Recently, I delivered a guest lecture at my alma mater, UCLA, about Global Trends in Model United Nations. I shared how UCLA was a cutting-edge Model UN program when I was a student there: we started our travel team, started our college conference (the first crisis conference on the West Coast), and was part of the Global Classrooms movement to bring MUN to the inner-cities. At the time, only ten universities in the world had a high school conference, college conference, and travel team, and I was proud that UCLA became one of those ten.
But nowadays, that list has grown as college Model UN programs have developed. It is no longer that innovative to host a collegiate crisis conference or field a Model UN team that travels cross-country or even internationally. And multiple universities now have outreach programs that are not necessarily affiliated with Global Classrooms. So what could make a college MUN program innovative in 2016? Here are three trends that colleges could latch onto:
1. Expanding MUN to a new demographic
Model UN is growing at all geographic and academic levels. Geographically, there are many regions that are seeking outside expertise to help build their circuits or import conferences that could set some quality standards. Academically, MUN is moving to the lower ages such as middle school and elementary school. Geographic expansion is harder for most universities; it requires a strong global brand and institutional connections that only a few conferences may have (e.g. HMUN, YMUN, and ILMUNC which have all expanded abroad). Expanding to the middle school level may make more sense because it would come from the same local market as the high school delegates. The key to success is to establish partnerships with the high schools attending your conference so that they could help do outreach and build your middle school conference.
2. Refining MUN simulations as they evolve
Model UN is ironically evolving in two ways that some could argue are complete opposites of each other. The first way is that many more committees are now crisis committees. However, crisis committees have yet to be refined; many of them lack pedagogical thought or sometimes even educational value. Crisis committees could be better designed with more educational pedagogy and international relations theory in mind. The second way is that there is a nascent UN4MUN movement — simulating the UN accurately using rules of procedure created by the UN Department of Public Information as opposed to the parliamentary procedures that MUN has been inaccurately using. Essentially, there is a lot of room for thought leadership in expanding what Model UN should be in the coming years.

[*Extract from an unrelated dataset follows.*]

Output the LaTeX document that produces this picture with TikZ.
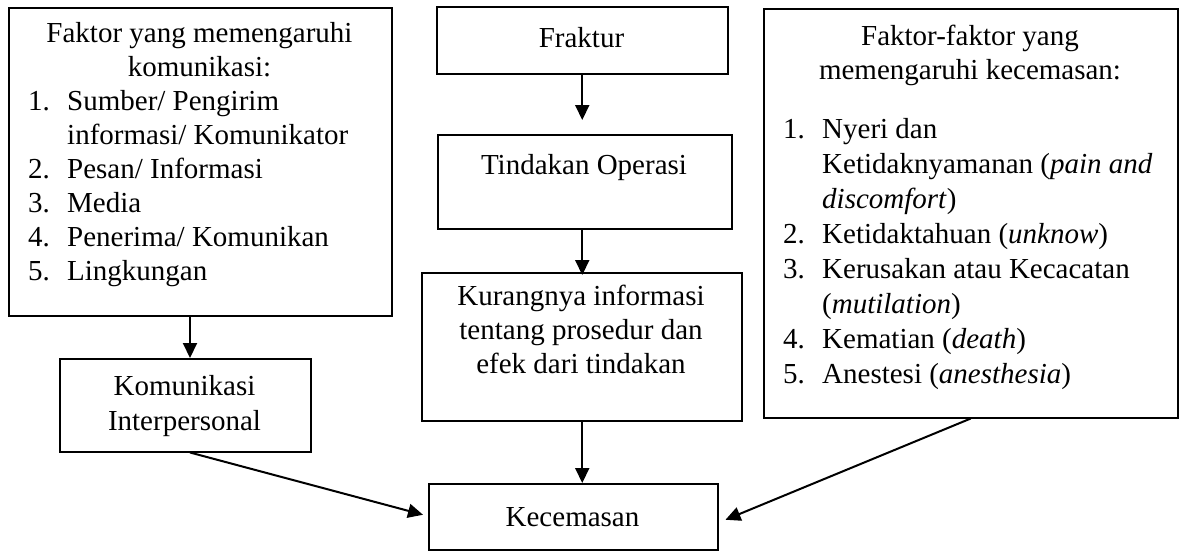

3. Incorporating 21st-century technology into MUN
Forget the debate about whether laptops should be allowed in committee or not.In the next few years, the laptop debate will almost be as silly as a professor barring you from taking notes using a laptop in class. Technology such as tablets are fully integrated into the educational experience of elementary school students nowadays, and it’s only natural for students to use a device and Internet in class. But technology already goes so much further than that for MUN. There’s MyMUN for conference registration. There are multiple speaker list softwares and now even a chairing app called Rapporteur. Multiple conferences make their own mobile apps. Several Southern California high schools (Mira Costa, Huntington Beach, Tustin) have their own conference softwares with chairing dashboards, abilities for advisors to see the speakers list and speaking tallies from their own devices, and chatting abilities that eliminate the need for note-passing. MUN could even be done online now through Online MUN. Technology is part of 21st century education, and the leading MUN conferences will find ways to incorporate it into the educational experience.